It was fourteen, unfenced, raw acres with an unfinished basement. So, we had to set to work immediately if we were going to have bedrooms for the whole family, and the horses all have a home.
After putting up temporary fencing and a round pen, we turned our attention, first, to the inside of the house, the basement. It started out as a large concrete room. We thought about how we'd like to see it, marked out imaginary walls with masking tape, and went to work, doing it all ourselves. Everything from plumbing and electric, dry wall, you name it, we did it. The carpet was the only item we subcontracted.
And later, a finished room in the basement.
After the inside was under control, which took from April to October, we started the barn project, hoping to finish it before the snow flew. First, we had to dig a trench, 3' deep, partially through rock, all the way out to the barn. It was very long, spanning 500' to the first frost-free. In this trench, we ran water pipe and electric wire. One of our sons, an engineer, told us to run a string through PVC, just in case we ever needed to run another wire out there after we filled in the trench. For some reason, we didn't do that, and I regret it now, and recommend to anyone else out there reading this and planning a barn project, to do so. In retrospect, we could have used it to wire out video feeds so that we could monitor the horses from inside the house or from a remote web server when we're out of town.
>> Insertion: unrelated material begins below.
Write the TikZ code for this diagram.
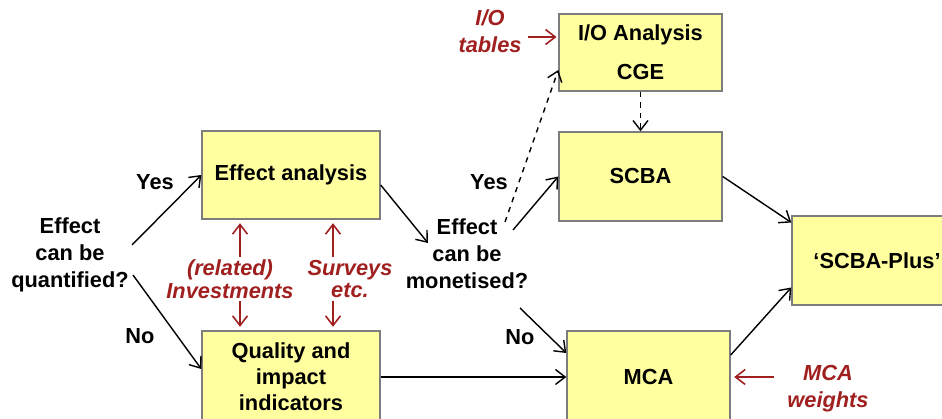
\documentclass[tikz,border=0pt]{standalone}
\usepackage{fontspec}
\setmainfont{Liberation Sans}
\usetikzlibrary{arrows.meta}
\definecolor{boxyellow}{RGB}{255,255,160}
\definecolor{boxgrey}{RGB}{125,125,125}
\definecolor{notered}{RGB}{160,32,32}
\begin{document}
\begin{tikzpicture}[>={Straight Barb[length=5.5pt,width=8.5pt]},
  box/.style={draw=boxgrey, fill=boxyellow, rectangle, align=center, font=\fontsize{12.4}{14.8}\selectfont\bfseries},
  lbl/.style={align=center, inner sep=1pt, font=\fontsize{12.4}{15.3}\selectfont\bfseries},
  note/.style={align=center, inner sep=1pt, text=notered, font=\fontsize{12.4}{13}\selectfont\bfseries\itshape},
  redarrow/.style={->, draw=notered, line width=0.9pt},
  line width=0.8pt]
\useasboundingbox (0,0) rectangle (18.84,-8.38);

\node[box, minimum width=3.56cm, minimum height=1.76cm] (eff) at (5.82,-3.50) {Effect analysis};
\node[box, minimum width=3.56cm, minimum height=1.84cm] (qual) at (5.82,-7.54) {Quality and\\impact\\indicators};
\node[box, minimum width=3.26cm, minimum height=1.54cm] (io) at (12.81,-1.05) {I/O Analysis\\[0.26cm]CGE};
\node[box, minimum width=3.26cm, minimum height=1.78cm] (scba) at (12.81,-3.53) {SCBA};
\node[box, minimum width=3.26cm, minimum height=1.84cm] (mca) at (12.97,-7.54) {MCA};
\node[box, minimum width=3.40cm, minimum height=1.78cm] (plus) at (17.54,-5.21) {`SCBA-Plus'};

\node[lbl] (quant) at (1.40,-5.10) {Effect\\can be\\quantified?};
\node[lbl] (mon) at (9.34,-5.08) {Effect\\can be\\monetised?};
\node[lbl] (yes1) at (3.10,-3.64) {Yes};
\node[lbl] (no1) at (2.80,-6.72) {No};
\node[lbl] (yes2) at (9.78,-3.64) {Yes};
\node[lbl] (no2) at (10.40,-6.74) {No};

\node[note] (inv) at (4.60,-5.58) {(related)\\Investments};
\node[note] (surv) at (7.00,-5.58) {Surveys\\etc.};
\node[note, font=\fontsize{12.4}{15.3}\selectfont\bfseries\itshape] (iot) at (9.80,-0.63) {I/O\\tables};
\node[note, font=\fontsize{12.4}{15.3}\selectfont\bfseries\itshape] (mcw) at (16.56,-7.77) {MCA\\weights};

\coordinate (quanty) at (2.64,-4.90);
\coordinate (quantn) at (2.66,-5.50);
\coordinate (monin) at (8.56,-4.86);
\coordinate (mony) at (10.26,-4.60);
\coordinate (mondash) at (10.10,-4.44);
\coordinate (monn) at (10.40,-6.16);
\coordinate (invx) at (4.80,0);
\coordinate (survx) at (6.66,0);
\coordinate (iotarrow) at (10.56,-0.74);

\draw[->] (quanty) -- (eff.west);
\draw[->] (quantn) -- ([yshift=0.16cm]qual.west);
\draw[->] ([yshift=-0.2cm]eff.east) -- (monin);
\draw[->] (mony) -- (scba.west);
\draw[->, dashed] (mondash) -- ([yshift=-0.35cm]io.west);
\draw[->, dashed] (io.south) -- (scba.north);
\draw[->] (monn) -- ([yshift=0.48cm]mca.west);
\draw[->] (qual.east) -- (mca.west);
\draw[->] (scba.east) -- ([yshift=0.76cm]plus.west);
\draw[->] ([yshift=0.44cm]mca.east) -- ([yshift=-0.54cm]plus.west);

\draw[redarrow, shorten >=2pt] (inv.north -| invx) -- (eff.south -| invx);
\draw[redarrow, shorten >=2pt] (inv.south -| invx) -- (qual.north -| invx);
\draw[redarrow, shorten >=2pt] (surv.north -| survx) -- (eff.south -| survx);
\draw[redarrow, shorten >=2pt] (surv.south -| survx) -- (qual.north -| survx);
\draw[redarrow, shorten >=1pt] (iotarrow) -- (iotarrow -| io.west);
\draw[redarrow, shorten <=6pt] (mcw.west |- mca.east) -- ([xshift=2pt]mca.east);
\end{tikzpicture}
\end{document}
It was fun to watch the barn go up, especially since we weren't doing it. We had one month to get it up before the big snow came, and since it takes us about five times as long to do anything (learning curve) we didn't feel like it was a job to tinker around with.

I never did blog about the barn raising because it was a good year and half before I adopted Beautiful.

It was a tough decision about the barn. We only had a set amount of money and I wanted to make it stretch as far as I could with an eye to doing more in the future. With that in mind, I opted for a 60' barn rather than smaller. If I'd gone smaller, I could have got the 12' overhangs I wanted, and I really wanted them to keep the rain and snow out of the stalls, but we came to the conclusion that we could always add those on later. It would be more difficult to add on 24'.

It really stinks when you only have a set amount of money. I was really hoping money would fall from the sky so I could do everything I wanted right then and there. You know, the clouds open up and a big pot of gold (or, I'd take dollar bills--better yet, 100's) appear in our backyard. Instead of that happening, what money we did have seemed to be falling into some bottomless pit. Did you ever see the movie, The Money Pit, with Tom Hanks? It was kind of like that.
So, it's no surprise we also opted out of them finishing the tack room and stalls, electing instead to do them ourselves.


We added a couple of frost-frees on either side of the barn.



You can kind of see how rough we had it before the barn went up--lots of tarps, and panels. We called it shanty-town.

It took us until the next summer to get the automatic, heated-waterers installed. Instead, that winter, we hauled water in 55 gallons drums, filled the tanks and kept the water from freezing with stock heaters. There were a series of extension chords hooked together and extending as far as we could get them to the pastures from the house. That winter, the snow got so deep we couldn't see the extension chords anymore, and eventually, as the snow melted, we could only see them through the ice. By some miracle, they continued to work. Here's the barn that winter.

The summer of the automatic waterers, we also had time to put in the front fence. We had to build concrete braces to support it over what was mostly rock.(A tripod shape) It took us a good, long time to complete it. So, you can imagine how discouraged we were, when after the first good wind, it blew over. We went back to the drawing board, reinforced it, and it hasn't blown over since!

The fence has two strands of electric on the inside. The horses were in the pasture when it blew over, but it scared them so much, they didn't dare go near. We got the lead horse into a halter, and then the rest followed back to the barn.
Last summer we turned our sights to landscaping. We wanted some green grass in front of the house rather than weeds. And, I was dying to plant flowers and shrubs. It occupied us from March to October.





I couldn't find our last "after" pictures of the outside, they may still be on one of the cameras, but these give you an idea of how it was progressing.
This year we have big plans, and they should all be fun. We want to continue fencing in the property with wood, especially the corral off the barn, and put in a permanent outdoor arena, hopefully with some lighting.
It has been a lot of work, all these projects, and I can't say that I think it's really worth it--I'd much rather have purchased an already existing horse property, but, at the time, we couldn't find any in our price range. Because we started from scratch, there is a deeper attachment and understanding to every inch of our home and property because of the work we put in. Every flower, every blade of grass, every board and t-post, has some part of us in it, too. (I'd rather the t-posts not have any part of us or us them, but hey, they're cheap and get the job done.)
As we all look toward Spring--what projects do you have planned for your places this year? What did you accomplish so far?